## Given instruction
In the entries below, find every line with "matplotlib" and copy it.

## Charts and diagrams as code
◇ ◇ ◇
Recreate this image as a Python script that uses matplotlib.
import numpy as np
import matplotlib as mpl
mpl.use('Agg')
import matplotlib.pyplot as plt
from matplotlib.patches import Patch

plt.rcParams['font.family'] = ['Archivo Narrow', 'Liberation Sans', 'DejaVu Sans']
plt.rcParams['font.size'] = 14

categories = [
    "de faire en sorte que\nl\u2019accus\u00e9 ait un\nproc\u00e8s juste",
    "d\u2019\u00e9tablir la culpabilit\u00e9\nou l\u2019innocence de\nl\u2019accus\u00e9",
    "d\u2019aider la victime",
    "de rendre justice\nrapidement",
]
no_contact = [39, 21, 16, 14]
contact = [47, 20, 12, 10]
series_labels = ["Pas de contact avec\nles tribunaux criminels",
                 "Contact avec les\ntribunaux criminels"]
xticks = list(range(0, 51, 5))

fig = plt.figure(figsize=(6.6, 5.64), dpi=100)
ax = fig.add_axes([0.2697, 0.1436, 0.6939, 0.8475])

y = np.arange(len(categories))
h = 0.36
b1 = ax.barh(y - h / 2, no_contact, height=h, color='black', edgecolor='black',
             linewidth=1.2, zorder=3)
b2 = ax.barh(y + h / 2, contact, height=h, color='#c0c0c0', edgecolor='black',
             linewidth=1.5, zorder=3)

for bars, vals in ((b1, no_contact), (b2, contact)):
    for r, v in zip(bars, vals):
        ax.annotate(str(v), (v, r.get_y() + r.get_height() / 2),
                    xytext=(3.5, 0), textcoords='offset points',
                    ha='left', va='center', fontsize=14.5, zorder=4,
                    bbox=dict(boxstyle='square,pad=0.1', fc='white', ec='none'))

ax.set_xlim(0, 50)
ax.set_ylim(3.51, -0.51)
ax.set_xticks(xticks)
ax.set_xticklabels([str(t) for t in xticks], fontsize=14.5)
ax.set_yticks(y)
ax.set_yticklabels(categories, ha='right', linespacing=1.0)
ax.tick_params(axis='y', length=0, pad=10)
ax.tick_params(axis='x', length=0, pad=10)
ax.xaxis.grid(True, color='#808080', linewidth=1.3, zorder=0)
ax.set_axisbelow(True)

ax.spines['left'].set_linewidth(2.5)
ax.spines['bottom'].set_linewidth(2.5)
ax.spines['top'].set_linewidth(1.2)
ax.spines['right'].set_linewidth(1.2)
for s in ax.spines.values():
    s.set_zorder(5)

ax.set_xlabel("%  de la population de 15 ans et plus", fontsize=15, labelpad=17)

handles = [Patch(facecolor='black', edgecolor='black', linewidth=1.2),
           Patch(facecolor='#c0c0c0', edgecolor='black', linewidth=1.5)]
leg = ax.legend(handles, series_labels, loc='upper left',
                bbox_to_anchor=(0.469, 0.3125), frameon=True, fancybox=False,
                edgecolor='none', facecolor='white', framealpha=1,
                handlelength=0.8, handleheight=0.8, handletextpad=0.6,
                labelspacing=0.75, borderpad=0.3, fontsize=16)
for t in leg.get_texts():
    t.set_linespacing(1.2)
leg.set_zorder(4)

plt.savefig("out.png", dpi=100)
◇ ◇ ◇
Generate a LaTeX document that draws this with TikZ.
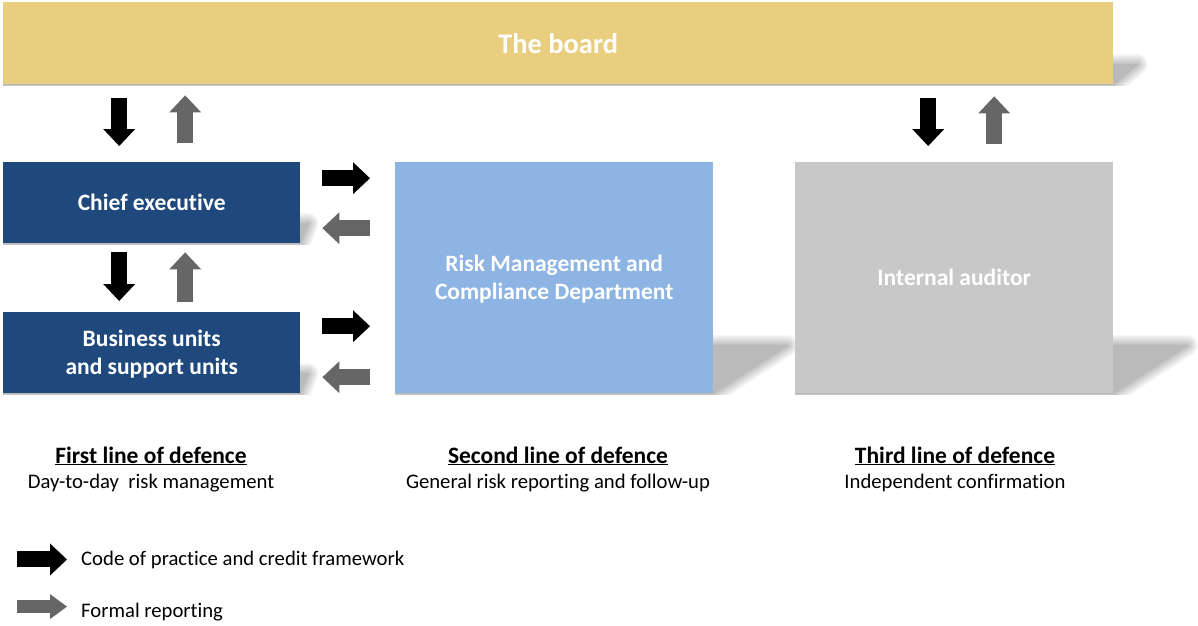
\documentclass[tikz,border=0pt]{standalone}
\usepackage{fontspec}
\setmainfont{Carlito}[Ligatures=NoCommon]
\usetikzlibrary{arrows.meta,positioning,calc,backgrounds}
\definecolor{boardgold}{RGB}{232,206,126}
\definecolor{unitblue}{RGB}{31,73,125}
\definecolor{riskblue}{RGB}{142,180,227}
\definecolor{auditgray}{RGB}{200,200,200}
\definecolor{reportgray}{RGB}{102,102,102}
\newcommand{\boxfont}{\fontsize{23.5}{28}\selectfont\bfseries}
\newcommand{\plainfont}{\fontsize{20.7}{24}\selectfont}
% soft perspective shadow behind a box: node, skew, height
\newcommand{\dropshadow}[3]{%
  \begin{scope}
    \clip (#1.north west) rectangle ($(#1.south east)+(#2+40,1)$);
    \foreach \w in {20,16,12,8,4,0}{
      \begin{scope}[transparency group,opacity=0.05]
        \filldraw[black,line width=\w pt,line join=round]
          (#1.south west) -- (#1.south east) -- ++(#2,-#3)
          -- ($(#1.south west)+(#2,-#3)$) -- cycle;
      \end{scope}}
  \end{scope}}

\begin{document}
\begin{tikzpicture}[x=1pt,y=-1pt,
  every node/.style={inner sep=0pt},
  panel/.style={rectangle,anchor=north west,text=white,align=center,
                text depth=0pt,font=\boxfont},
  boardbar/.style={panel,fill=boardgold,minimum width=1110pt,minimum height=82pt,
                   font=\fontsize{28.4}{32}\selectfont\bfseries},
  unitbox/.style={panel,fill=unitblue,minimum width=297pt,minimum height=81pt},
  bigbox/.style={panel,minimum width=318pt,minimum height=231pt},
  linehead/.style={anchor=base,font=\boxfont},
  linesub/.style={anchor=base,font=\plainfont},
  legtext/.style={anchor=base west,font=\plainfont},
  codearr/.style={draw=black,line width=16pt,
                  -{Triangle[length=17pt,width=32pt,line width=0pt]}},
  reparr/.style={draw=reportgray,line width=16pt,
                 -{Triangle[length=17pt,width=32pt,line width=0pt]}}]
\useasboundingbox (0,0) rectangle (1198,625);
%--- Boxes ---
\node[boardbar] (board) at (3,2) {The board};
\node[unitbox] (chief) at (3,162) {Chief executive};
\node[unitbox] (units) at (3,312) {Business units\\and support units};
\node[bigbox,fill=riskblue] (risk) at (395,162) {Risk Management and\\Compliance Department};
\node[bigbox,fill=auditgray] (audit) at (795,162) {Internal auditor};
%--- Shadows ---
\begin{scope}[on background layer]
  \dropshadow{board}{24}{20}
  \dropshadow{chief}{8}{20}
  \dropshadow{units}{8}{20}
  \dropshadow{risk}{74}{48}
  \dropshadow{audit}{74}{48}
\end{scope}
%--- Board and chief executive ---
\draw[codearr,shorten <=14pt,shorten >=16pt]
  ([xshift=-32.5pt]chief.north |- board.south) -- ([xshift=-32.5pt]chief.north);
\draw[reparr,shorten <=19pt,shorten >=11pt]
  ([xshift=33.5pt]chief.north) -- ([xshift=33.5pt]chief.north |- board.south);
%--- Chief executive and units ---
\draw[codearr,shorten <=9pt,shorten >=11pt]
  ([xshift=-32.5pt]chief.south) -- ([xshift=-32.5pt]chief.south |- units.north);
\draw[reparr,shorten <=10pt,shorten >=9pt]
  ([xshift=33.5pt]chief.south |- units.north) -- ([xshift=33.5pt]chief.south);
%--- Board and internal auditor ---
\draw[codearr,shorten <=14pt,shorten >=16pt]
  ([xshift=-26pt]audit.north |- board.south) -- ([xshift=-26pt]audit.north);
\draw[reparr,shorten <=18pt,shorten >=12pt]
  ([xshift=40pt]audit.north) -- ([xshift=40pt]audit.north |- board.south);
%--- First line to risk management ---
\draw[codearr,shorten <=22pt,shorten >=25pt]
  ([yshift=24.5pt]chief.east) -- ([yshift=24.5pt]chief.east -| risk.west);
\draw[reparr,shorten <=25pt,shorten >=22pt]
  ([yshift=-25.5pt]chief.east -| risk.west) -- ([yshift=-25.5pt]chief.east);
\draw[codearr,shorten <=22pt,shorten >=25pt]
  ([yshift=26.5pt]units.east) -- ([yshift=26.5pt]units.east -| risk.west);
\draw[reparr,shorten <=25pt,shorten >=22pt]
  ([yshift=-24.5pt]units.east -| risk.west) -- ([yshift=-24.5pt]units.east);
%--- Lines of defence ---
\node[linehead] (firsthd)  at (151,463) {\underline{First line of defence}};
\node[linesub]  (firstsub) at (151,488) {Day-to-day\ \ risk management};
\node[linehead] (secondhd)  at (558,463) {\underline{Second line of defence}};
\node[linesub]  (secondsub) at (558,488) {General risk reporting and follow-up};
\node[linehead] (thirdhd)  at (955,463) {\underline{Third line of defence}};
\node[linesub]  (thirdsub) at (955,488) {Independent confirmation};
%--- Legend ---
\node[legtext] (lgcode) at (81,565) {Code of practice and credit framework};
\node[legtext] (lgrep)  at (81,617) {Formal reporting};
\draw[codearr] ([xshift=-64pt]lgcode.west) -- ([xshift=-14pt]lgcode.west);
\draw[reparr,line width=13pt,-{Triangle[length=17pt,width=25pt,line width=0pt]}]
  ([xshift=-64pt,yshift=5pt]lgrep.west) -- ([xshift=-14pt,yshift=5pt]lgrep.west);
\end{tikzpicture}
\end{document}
◇ ◇ ◇
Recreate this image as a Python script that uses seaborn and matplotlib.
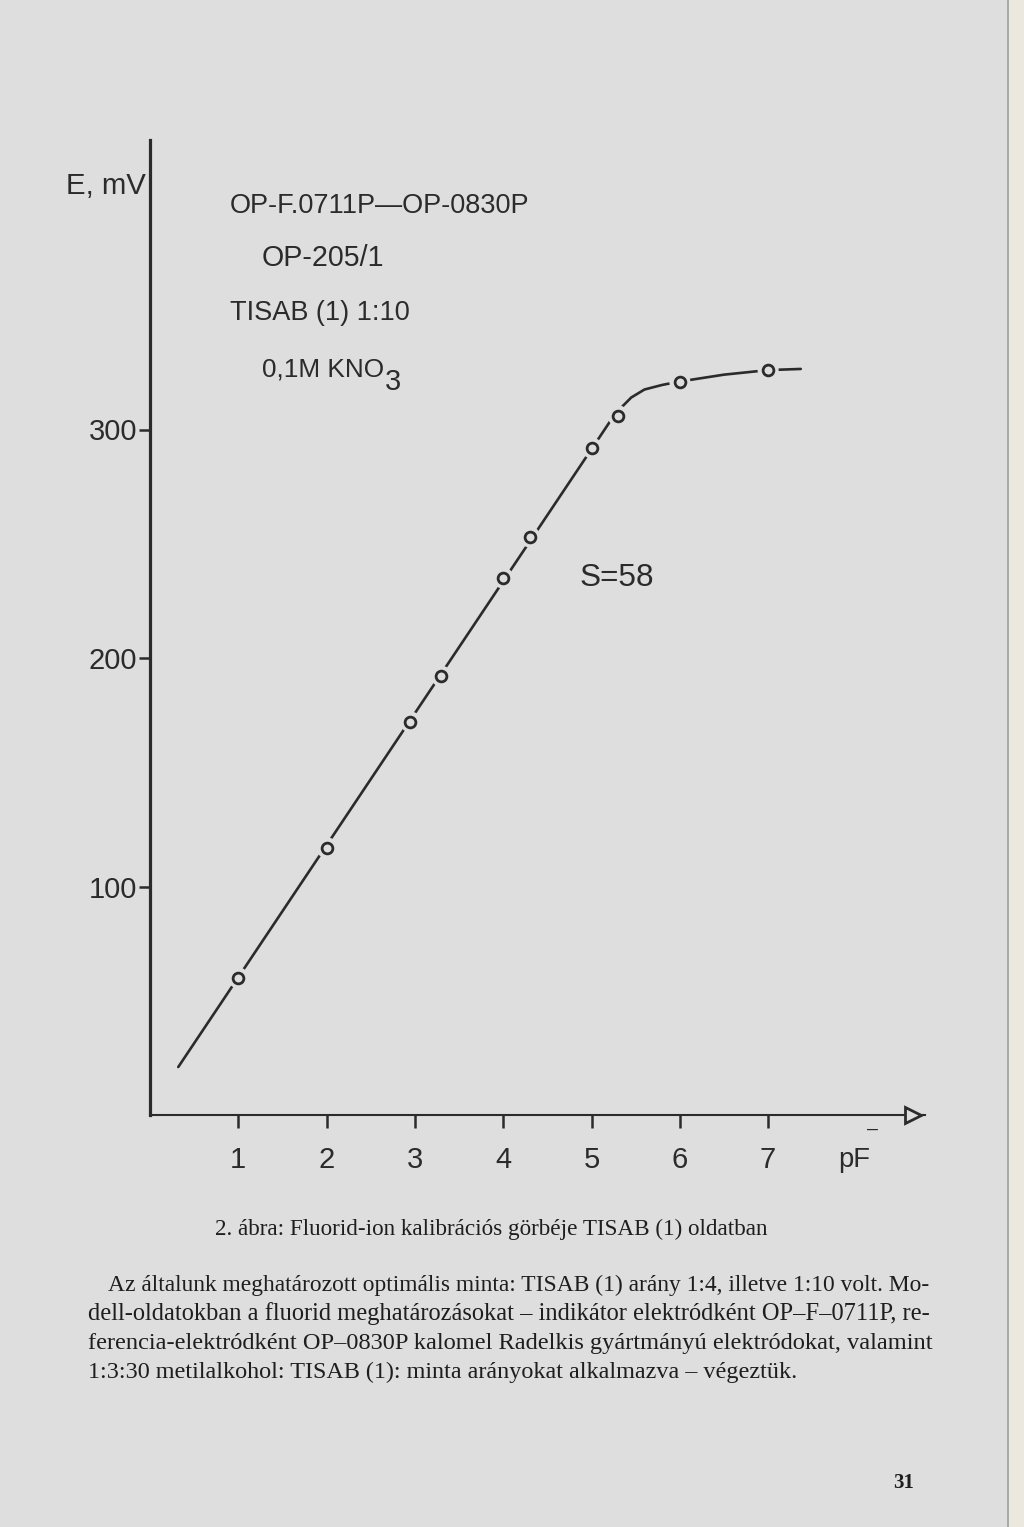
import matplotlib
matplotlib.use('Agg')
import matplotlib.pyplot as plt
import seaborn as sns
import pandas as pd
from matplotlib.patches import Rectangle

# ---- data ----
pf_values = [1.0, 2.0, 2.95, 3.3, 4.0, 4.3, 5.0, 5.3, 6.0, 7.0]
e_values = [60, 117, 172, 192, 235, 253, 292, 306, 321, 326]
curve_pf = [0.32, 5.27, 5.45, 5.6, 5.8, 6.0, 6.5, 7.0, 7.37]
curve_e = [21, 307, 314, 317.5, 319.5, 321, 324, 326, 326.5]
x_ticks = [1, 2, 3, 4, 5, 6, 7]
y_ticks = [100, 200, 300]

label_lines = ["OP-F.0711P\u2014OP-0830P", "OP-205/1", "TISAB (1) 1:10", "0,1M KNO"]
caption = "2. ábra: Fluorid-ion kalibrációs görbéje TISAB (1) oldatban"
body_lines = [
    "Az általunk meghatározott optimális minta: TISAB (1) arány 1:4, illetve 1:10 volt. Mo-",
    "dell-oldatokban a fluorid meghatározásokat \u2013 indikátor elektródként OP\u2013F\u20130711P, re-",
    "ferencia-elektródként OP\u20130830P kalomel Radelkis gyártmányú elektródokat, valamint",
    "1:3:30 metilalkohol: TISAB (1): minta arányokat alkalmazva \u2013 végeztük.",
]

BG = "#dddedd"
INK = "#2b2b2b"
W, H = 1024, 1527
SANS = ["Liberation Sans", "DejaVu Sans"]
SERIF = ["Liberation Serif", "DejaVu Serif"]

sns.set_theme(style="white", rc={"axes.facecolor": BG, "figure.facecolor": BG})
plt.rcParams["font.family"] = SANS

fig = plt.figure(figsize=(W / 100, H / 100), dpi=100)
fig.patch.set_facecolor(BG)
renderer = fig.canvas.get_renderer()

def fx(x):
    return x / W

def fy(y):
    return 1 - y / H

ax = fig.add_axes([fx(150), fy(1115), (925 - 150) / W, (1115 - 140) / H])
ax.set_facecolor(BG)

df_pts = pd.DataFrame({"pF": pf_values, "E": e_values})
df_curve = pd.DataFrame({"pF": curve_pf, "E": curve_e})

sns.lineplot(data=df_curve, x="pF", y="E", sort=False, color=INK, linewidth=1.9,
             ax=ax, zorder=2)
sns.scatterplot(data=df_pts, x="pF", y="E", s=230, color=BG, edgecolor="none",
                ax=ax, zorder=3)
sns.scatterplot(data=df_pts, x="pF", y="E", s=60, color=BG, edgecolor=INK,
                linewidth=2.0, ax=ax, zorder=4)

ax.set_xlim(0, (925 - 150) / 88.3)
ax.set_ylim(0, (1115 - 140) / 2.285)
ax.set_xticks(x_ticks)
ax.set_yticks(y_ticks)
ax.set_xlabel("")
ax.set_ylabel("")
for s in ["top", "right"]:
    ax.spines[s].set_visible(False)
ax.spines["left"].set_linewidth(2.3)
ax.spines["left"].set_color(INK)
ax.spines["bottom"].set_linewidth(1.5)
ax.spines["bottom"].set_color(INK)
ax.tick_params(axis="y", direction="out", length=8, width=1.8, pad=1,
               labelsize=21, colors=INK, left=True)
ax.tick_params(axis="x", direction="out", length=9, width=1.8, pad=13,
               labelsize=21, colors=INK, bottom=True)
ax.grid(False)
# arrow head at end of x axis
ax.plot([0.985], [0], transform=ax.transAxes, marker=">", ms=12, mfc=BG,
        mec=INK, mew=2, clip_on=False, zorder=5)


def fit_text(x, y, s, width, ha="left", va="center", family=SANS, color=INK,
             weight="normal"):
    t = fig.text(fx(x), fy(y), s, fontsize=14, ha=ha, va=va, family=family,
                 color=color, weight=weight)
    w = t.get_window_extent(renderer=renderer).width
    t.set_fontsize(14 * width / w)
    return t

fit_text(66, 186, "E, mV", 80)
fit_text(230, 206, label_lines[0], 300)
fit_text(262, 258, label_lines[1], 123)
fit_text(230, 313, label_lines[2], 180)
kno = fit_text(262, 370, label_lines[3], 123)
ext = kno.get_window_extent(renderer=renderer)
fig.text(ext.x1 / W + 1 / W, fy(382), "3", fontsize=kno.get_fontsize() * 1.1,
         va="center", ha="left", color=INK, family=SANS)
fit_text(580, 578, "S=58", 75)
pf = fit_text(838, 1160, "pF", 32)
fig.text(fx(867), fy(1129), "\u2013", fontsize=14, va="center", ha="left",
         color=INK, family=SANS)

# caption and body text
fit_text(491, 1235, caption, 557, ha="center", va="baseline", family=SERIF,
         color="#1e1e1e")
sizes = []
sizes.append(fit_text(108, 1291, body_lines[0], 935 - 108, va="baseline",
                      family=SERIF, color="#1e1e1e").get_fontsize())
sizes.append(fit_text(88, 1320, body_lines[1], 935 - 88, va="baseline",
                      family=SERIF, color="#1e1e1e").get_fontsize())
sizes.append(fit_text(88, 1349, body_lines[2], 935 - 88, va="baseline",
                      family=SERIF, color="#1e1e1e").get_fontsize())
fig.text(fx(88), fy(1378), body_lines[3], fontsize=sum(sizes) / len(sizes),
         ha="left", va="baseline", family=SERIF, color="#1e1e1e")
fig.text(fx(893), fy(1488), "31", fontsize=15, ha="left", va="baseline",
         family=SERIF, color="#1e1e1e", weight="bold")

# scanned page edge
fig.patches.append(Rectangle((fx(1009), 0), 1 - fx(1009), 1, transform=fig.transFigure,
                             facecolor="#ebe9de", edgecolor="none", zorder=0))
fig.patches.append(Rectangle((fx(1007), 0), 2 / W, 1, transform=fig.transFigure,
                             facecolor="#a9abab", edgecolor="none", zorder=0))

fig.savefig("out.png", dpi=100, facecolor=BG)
◇ ◇ ◇
## Task solution
Recreate this image as a Python script that uses matplotlib.
import matplotlib as mpl
import matplotlib.pyplot as plt
from matplotlib.patches import Patch
Recreate this image as a Python script that uses seaborn and matplotlib.
import matplotlib
matplotlib.use('Agg')
import matplotlib.pyplot as plt
from matplotlib.patches import Rectangle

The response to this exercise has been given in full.